Today was quite an exciting day for Gmail (for those who don’t know what I’m talking about: it broke down for quite long time). Gmail is really very important tool in my everyday work. I receive lots of emails from lots of people and only Google mail can handle it well. Since I’ve started using Gmail spam is not a problem anymore: it’s just gone. I could say a lot of great things about Gmail, but it’s not a point right now. Now I would like to list some features I’m missing, that could make Gmail even better.

gmail

1st accounts

I have four different email accounts I use every day (private, business…). All my emails from all accounts are delivered to my Gmail account (it is great that Gmail can do that!). Each account has its own label – super. Problem begins when I try to send email from Gmail using one of my other addresses. It works, but my recipients (depends on their email client) can sometimes see that sender is strange (one address by other) – not well. Here comes my first Gmail wish: I would like to be able to send emails using Gmail web interface through server other than Gmail.

2nd labels

Labels are also great. First I thought folders are better, but now I believe in labels. I use several labels. One of them is named “projects”. I put there all emails that correspond to projects I’m responsible of.

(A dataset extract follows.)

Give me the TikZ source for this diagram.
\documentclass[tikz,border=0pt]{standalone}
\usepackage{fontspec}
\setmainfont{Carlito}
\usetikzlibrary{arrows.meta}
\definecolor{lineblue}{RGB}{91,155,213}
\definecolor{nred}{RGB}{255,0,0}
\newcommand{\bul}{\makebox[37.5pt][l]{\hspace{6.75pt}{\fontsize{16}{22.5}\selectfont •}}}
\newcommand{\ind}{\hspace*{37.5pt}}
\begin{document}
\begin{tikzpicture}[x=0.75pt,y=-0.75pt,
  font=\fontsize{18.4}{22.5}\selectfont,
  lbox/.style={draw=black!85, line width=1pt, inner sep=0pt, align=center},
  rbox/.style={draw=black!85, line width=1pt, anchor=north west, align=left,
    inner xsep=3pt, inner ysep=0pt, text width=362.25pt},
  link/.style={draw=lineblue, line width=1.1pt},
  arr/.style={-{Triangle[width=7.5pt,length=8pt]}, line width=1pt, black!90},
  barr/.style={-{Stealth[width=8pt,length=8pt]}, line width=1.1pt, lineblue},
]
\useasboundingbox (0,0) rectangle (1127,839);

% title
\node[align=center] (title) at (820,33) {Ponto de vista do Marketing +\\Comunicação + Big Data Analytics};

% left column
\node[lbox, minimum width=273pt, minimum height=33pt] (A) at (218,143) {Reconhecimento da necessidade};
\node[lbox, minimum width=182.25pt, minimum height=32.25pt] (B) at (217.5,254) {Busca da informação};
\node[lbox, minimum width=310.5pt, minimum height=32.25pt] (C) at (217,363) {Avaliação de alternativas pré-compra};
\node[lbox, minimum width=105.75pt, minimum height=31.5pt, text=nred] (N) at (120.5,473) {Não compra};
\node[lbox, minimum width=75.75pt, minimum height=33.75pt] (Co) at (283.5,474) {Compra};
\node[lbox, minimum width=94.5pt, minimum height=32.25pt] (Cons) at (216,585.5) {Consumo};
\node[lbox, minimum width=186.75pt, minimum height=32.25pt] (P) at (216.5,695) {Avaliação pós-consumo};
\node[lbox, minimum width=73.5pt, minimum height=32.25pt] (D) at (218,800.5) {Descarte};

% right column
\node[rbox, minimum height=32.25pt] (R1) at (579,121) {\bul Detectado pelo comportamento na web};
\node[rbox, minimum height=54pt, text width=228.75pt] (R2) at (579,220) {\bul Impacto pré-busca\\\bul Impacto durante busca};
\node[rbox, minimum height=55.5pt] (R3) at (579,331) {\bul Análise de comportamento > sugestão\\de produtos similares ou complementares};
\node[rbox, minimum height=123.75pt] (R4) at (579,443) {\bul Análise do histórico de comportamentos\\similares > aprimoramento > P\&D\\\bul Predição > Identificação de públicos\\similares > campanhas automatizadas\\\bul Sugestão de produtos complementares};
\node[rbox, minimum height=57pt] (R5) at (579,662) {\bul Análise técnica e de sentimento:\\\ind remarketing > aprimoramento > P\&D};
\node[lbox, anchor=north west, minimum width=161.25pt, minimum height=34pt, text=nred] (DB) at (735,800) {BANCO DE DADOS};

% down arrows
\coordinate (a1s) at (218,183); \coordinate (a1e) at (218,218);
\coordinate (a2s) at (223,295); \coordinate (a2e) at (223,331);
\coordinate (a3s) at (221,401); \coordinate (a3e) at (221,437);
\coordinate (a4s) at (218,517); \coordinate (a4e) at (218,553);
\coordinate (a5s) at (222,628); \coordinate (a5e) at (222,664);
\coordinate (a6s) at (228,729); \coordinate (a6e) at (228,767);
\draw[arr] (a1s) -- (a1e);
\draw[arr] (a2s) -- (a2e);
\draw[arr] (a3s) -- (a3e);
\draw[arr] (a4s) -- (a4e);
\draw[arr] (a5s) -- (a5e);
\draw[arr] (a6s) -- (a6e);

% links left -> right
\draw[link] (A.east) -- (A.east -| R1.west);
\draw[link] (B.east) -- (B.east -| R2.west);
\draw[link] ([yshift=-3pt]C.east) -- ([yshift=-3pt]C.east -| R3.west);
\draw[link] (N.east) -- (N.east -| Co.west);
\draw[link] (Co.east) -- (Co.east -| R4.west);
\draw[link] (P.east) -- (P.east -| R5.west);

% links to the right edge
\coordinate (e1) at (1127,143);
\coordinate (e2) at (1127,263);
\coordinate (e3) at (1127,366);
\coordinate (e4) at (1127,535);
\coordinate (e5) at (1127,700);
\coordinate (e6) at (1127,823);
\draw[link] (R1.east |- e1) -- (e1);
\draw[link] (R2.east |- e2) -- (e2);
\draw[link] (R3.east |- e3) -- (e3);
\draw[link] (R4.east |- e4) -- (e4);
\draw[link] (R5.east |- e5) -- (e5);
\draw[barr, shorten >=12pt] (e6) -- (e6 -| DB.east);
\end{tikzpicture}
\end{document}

There are lots of projects and lots of emails to one project. I would like to have different labels to each project, but that would produce too much deferent labels. Here comes my second Gmail wish: I would like to have sub labels in Gmail.

3rd contacts

Contacts wish: I would like to have application on my desktop to sync contacts between Gmail, Outlook, PDA and mobile phone.

4th tasks

I’m missing connection between Gmail and Google Calendar (which is also great). My wish: I would like to be able to add short note to email such as “take care of that till Monday”.

5th Google Calendar

Wish: I would like to be able to “attach” messages from Gmail to my appointments in Google Calendar.

Conclusion

Those are my major whishes to Google about Gmail. Dear Google – please consider them!
Please comment if you agree or disagree with me! Once again: sorry for my poor English!